Today’s Modern Living

What does modern living mean today? In many ways a modern house in the 2020s is what it has always been: a series of interconnected rooms. There are the rooms where we sleep, and the room in the middle where we cook, eat and hang out—just more open and flowing into each other, and to the outdoors.

More than a century ago, modernism responded to changing times. Today, the world is changing again, as we incorporate other energy sources.

More than ever, we’re seeing plant life growing in, out and around buildings. We’re seeing creative use of timeless materials. I just wrote a home-magazine article about a house in Connecticut clad in cork: not just pulled from wine bottles and hammered into place but ground up, baked, and formed into panels.
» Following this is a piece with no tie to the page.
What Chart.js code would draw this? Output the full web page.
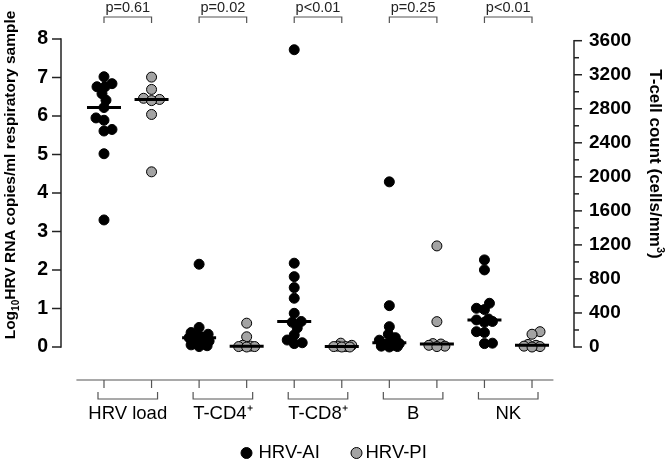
<!DOCTYPE html>
<html>
<head>
<meta charset="utf-8">
<script src="https://cdn.jsdelivr.net/npm/chart.js@4.4.1/dist/chart.umd.min.js"></script>
<style>
  html, body { margin: 0; padding: 0; background: #fff; }
</style>
</head>
<body>
<canvas id="chart" width="666" height="462"></canvas>
<script>
const groups = ['HRV load', 'T-CD4⁺', 'T-CD8⁺', 'B', 'NK'];
const pValues = ['p=0.61', 'p=0.02', 'p<0.01', 'p=0.25', 'p<0.01'];
const seriesNames = ['HRV-AI', 'HRV-PI'];

// log10 HRV RNA copies/ml (left axis)
const hrvLoadAI = [7.02, 6.84, 6.76, 6.76, 6.58, 6.41, 6.22, 5.95, 5.89, 5.65, 5.61, 5.02, 3.3];
const hrvLoadPI = [7.01, 6.69, 6.46, 6.43, 6.40, 6.04, 4.55];

// cells/mm3 (right axis)
const cd4AI = [973, 230, 170, 150, 130, 120, 110, 70, 50, 35, 25, 15, 5];
const cd4PI = [280, 120, 20, 10, 5, 5, 0];
const cd8AI = [3494, 985, 827, 698, 573, 396, 300, 290, 224, 141, 82, 50, 40];
const cd8PI = [45, 20, 10, 5, 5, 0, 0];
const bAI = [1941, 486, 239, 150, 110, 80, 50, 40, 30, 20, 10, 5, 0];
const bPI = [1188, 298, 40, 35, 20, 10, 5];
const nkAI = [1024, 906, 514, 455, 440, 330, 318, 300, 290, 180, 170, 45, 40];
const nkPI = [180, 150, 30, 20, 10, 5, 0];

const leftTicks = [0, 1, 2, 3, 4, 5, 6, 7, 8];
const rightTicks = [0, 400, 800, 1200, 1600, 2000, 2400, 2800, 3200, 3600];
const rightMinorStep = 200;

const aiRight = [cd4AI, cd8AI, bAI, nkAI];
const piRight = [cd4PI, cd8PI, bPI, nkPI];

const FONT = "'Liberation Sans', Arial, sans-serif";
const GREY = '#a3a3a3';

const median = (arr) => {
  const s = [...arr].sort((a, b) => a - b);
  const m = Math.floor(s.length / 2);
  return s.length % 2 ? s[m] : (s[m - 1] + s[m]) / 2;
};

const toPts = (cols, startX) => cols.flatMap((vals, k) => vals.map(v => ({ x: startX + 2 * k, y: v })));

const medLeft = [{ x: 0, y: median(hrvLoadAI) }, { x: 1, y: median(hrvLoadPI) }];
const medRight = aiRight.flatMap((vals, k) => [
  { x: 2 + 2 * k, y: median(vals) },
  { x: 3 + 2 * k, y: median(piRight[k]) }
]);

Chart.defaults.font.family = FONT;
Chart.defaults.color = '#000';

// draws axis lines, brackets, p-values, titles and legend
const decor = {
  id: 'decor',
  afterDraw(c) {
    const g = c.ctx, x = c.scales.x, yl = c.scales.y, yr = c.scales.y2, a = c.chartArea;
    const line = (x1, y1, x2, y2) => { g.beginPath(); g.moveTo(x1, y1); g.lineTo(x2, y2); g.stroke(); };
    const px = (i) => x.getPixelForValue(i);
    g.save();

    // left axis
    g.strokeStyle = '#222'; g.lineWidth = 1.5;
    line(a.left, yl.getPixelForValue(0) + 0.75, a.left, yl.getPixelForValue(8) - 0.75);
    leftTicks.forEach(v => { const p = yl.getPixelForValue(v); line(a.left - 9, p, a.left, p); });

    // right axis
    line(a.right, yr.getPixelForValue(0) + 0.75, a.right, yr.getPixelForValue(3600) - 0.75);
    for (let v = 0; v <= 3600; v += rightMinorStep) {
      const p = yr.getPixelForValue(v);
      line(a.right, p, a.right + (v % 400 === 0 ? 8 : 5), p);
    }

    // bottom axis with group brackets
    const base = a.bottom + 33;
    g.strokeStyle = '#555'; g.lineWidth = 1.2;
    line(px(-0.58), base, px(9.45), base);
    for (let i = 0; i < 10; i++) line(px(i), base, px(i), base + 8);
    groups.forEach((_, k) => {
      const l = px(2 * k) - 6, r = px(2 * k + 1) + 6;
      g.beginPath();
      g.moveTo(l, base + 12); g.lineTo(l, base + 19); g.lineTo(r, base + 19); g.lineTo(r, base + 12);
      g.stroke();
    });

    // p-value brackets
    g.fillStyle = '#222';
    g.font = `14.5px ${FONT}`;
    g.textAlign = 'center'; g.textBaseline = 'alphabetic';
    pValues.forEach((t, k) => {
      const l = px(2 * k), r = px(2 * k + 1);
      g.beginPath();
      g.moveTo(l, 23); g.lineTo(l, 17); g.lineTo(r, 17); g.lineTo(r, 23);
      g.stroke();
      g.fillText(t, (l + r) / 2, 12);
    });

    // axis titles
    const drawParts = (parts, cx, cy, rot) => {
      g.save();
      g.translate(cx, cy); g.rotate(rot);
      g.textAlign = 'left'; g.textBaseline = 'alphabetic'; g.fillStyle = '#000';
      let w = 0;
      parts.forEach(p => { g.font = `bold ${p[1]}px ${FONT}`; w += g.measureText(p[0]).width; });
      let cur = -w / 2;
      parts.forEach(p => {
        g.font = `bold ${p[1]}px ${FONT}`;
        g.fillText(p[0], cur, p[2]);
        cur += g.measureText(p[0]).width;
      });
      g.restore();
    };
    drawParts([['Log', 15.5, 0], ['10', 10, 4], ['HRV RNA copies/ml respiratory sample', 15.5, 0]], 15, 175, -Math.PI / 2);
    drawParts([['T-cell count (cells/mm', 17, 0], ['3', 11, -7], [')', 17, 0]], 650, 164, Math.PI / 2);

    // legend
    const cx = (a.left + a.right) / 2, ly = 453;
    const items = [
      { dx: -71, tx: -59, ds: c.data.datasets[2] },
      { dx: 39, tx: 48, ds: c.data.datasets[3] }
    ];
    g.font = `18.5px ${FONT}`; g.textAlign = 'left'; g.textBaseline = 'middle';
    items.forEach(it => {
      g.beginPath();
      g.arc(cx + it.dx, ly, 5.5, 0, Math.PI * 2);
      g.fillStyle = it.ds.backgroundColor; g.fill();
      g.strokeStyle = '#000'; g.lineWidth = 1; g.stroke();
      g.fillStyle = '#000';
      g.fillText(it.ds.label, cx + it.tx, ly);
    });
    g.restore();
  }
};

const pointDs = (label, data, axis, color) => ({
  label, data, yAxisID: axis,
  backgroundColor: color, borderColor: '#000', borderWidth: 1,
  pointRadius: 5, clip: false, order: 2
});

const chart = new Chart(document.getElementById('chart'), {
  type: 'scatter',
  data: {
    datasets: [
      { label: 'median', data: medLeft, yAxisID: 'y', pointStyle: 'line', pointRadius: 17, borderWidth: 3, borderColor: '#000', clip: false, order: 0 },
      { label: 'median', data: medRight, yAxisID: 'y2', pointStyle: 'line', pointRadius: 17, borderWidth: 3, borderColor: '#000', clip: false, order: 0 },
      pointDs(seriesNames[0], toPts([hrvLoadAI], 0), 'y', '#000'),
      pointDs(seriesNames[1], toPts([hrvLoadPI], 1), 'y', GREY),
      pointDs(seriesNames[0], toPts(aiRight, 2), 'y2', '#000'),
      pointDs(seriesNames[1], toPts(piRight, 3), 'y2', GREY)
    ]
  },
  options: {
    animation: false,
    responsive: false,
    events: [],
    layout: { padding: { top: 39, left: 0, right: 0, bottom: 0 } },
    plugins: { legend: { display: false }, tooltip: { enabled: false } },
    scales: {
      x: {
        type: 'linear', min: -0.904, max: 9.883,
        grid: { display: false, drawTicks: false }, border: { display: false },
        afterBuildTicks: s => { s.ticks = groups.map((_, i) => ({ value: 2 * i + 0.5 })); },
        ticks: { callback: (v, i) => groups[i], padding: 56, font: { size: 18.5 }, color: '#000', maxRotation: 0, autoSkip: false },
        afterFit: s => { s.height = 115; }
      },
      y: {
        position: 'left', min: 0, max: 8,
        grid: { display: false, drawTicks: false }, border: { display: false },
        afterBuildTicks: s => { s.ticks = leftTicks.map(v => ({ value: v })); },
        ticks: { callback: v => String(v), font: { size: 19.5, weight: 'bold' }, padding: 13, color: '#000' },
        afterFit: s => { s.width = 61; }
      },
      y2: {
        position: 'right', min: 0, max: 3620,
        grid: { display: false, drawTicks: false }, border: { display: false },
        afterBuildTicks: s => { s.ticks = rightTicks.map(v => ({ value: v })); },
        ticks: { callback: v => String(v), font: { size: 19, weight: 'bold' }, padding: 15, color: '#000' },
        afterFit: s => { s.width = 92; }
      }
    }
  },
  plugins: [decor]
});

// simple beeswarm: spread overlapping points sideways, in pixel space
function swarm(values, yScale, pxPerX) {
  const placed = [];
  const offs = new Array(values.length).fill(0);
  const order = values.map((_, i) => i).sort((a, b) => values[a] - values[b]);
  let flip = 1;
  order.forEach(i => {
    const py = yScale.getPixelForValue(values[i]);
    let best = 0, bestScore = -1, done = false;
    for (let s = 0; s <= 10 && !done; s++) {
      const cands = s === 0 ? [0] : [s * flip, -s * flip];
      for (const dx of cands) {
        let md = Infinity;
        placed.forEach(p => { md = Math.min(md, Math.hypot(p[0] - dx, p[1] - py)); });
        if (md >= 7.5) { best = dx; done = true; break; }
        if (md > bestScore) { bestScore = md; best = dx; }
      }
    }
    if (best !== 0) flip = -Math.sign(best);
    placed.push([best, py]);
    offs[i] = best / pxPerX;
  });
  return offs;
}

const pxPerX = chart.scales.x.getPixelForValue(1) - chart.scales.x.getPixelForValue(0);
const applySwarm = (ds, cols, startX, scale) => {
  ds.data = cols.flatMap((vals, k) => {
    const offs = swarm(vals, scale, pxPerX);
    return vals.map((v, j) => ({ x: startX + 2 * k + offs[j], y: v }));
  });
};
const dsets = chart.data.datasets;
applySwarm(dsets[2], [hrvLoadAI], 0, chart.scales.y);
applySwarm(dsets[3], [hrvLoadPI], 1, chart.scales.y);
applySwarm(dsets[4], aiRight, 2, chart.scales.y2);
applySwarm(dsets[5], piRight, 3, chart.scales.y2);
chart.update('none');
</script>
</body>
</html>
And if we’re talking more broadly about sustainability, we also must consider population density, which reduces one’s carbon footprint. Today modern living is, perhaps, not about a house, but maybe an accessory dwelling unit behind a house: commonly known in the past as a granny flat. It’s actually easy to detach modern living from the realm of the single-family house because modern is about attitude and approach and flow as much as it’s about the physical building. Yet there will always be a place for the classic house with a yard too.